Since Siegfried Wolf left Magna in November as co-CEO to work in Russia for businessman Oleg Deripaska, Walker has the post to himself.

Founder Stronach remains chairman of Magna but is less involved in the company as he focuses on the e-Car electric-vehicle division. Stronach's daughter (and Walker's ex-wife), Belinda, left the company at the end of 2010, creating an opportunity to consolidate and rejigger the top levels of management.

Walker says an advantage of a traditional management structure with one CEO is the ability to make quick decisions.

“The down side is you can make the wrong decision, obviously,” Walker tells Ward's. “I'm a big believer in making sure we've got strong people,” he says, emphasizing the need to keep Magna decentralized. “I don't take the view that I'll tell everybody what to do.”

Walker has worked 23 years for Magna and was sole CEO for eight of those until 2000, after which he led the spinoff of Magna's interior business.
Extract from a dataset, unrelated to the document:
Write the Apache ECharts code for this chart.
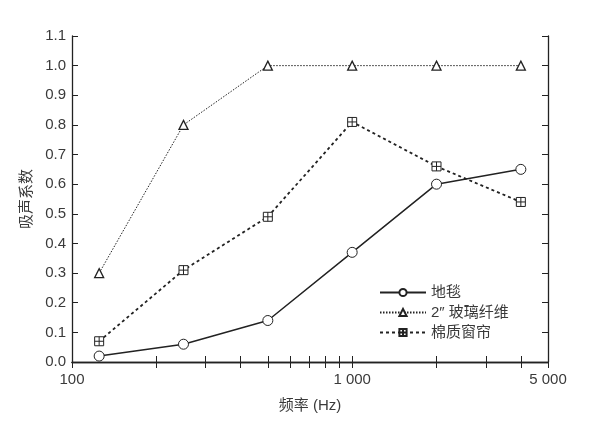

Through 2010, he spent five years as co-CEO with Wolf.

He is upbeat about 2011, with vehicle sales climbing. “We're seeing a lot of demand right now. In some cases, our customers are pulling quite a bit over the stated (production) volume,” he says.

Magna's 16 new manufacturing plants are mostly in developing markets. All are expected to be online by 2012.

Five plants are slated for China. South America also gets five new facilities mostly dedicated to stamped and welded assemblies. One of the plants, near São Paulo, will produce complete seats for a future General Motors program.

In San Luis Potosi, Mexico, Magna's Cosma division will have 700 employees at a new plant supplying body and chassis components to several customers.

In the U.S., a new facility near Louisville, KY, will produce seats.

If Magna needs a particular technology to gain leadership in a product segment, “then we'll take a look at what we need to do to bolster it or partner,” Walker says.

In December, Magna acquired seating companies in Brazil and Argentina, as well as Erhard & Sohne, a German manufacturer of fuel tanks.

In third-quarter 2009, Magna purchased several facilities from defunct plastics supplier Meridian Automotive.

Its biggest acquisition, attempted in 2009, fell through when GM decided to keep German auto maker Adam Opel.

Walker has no hard feelings about the deal, saying it “probably was for the best” for GM. “I hope they would look back on it and think we gave them some good ideas.”

Major suppliers grade themselves based on how much content they have on new vehicles entering the market. For Magna, that measure is encouraging.

In North America, dollar content per vehicle grew 13% to $988 between 2009 and 2010.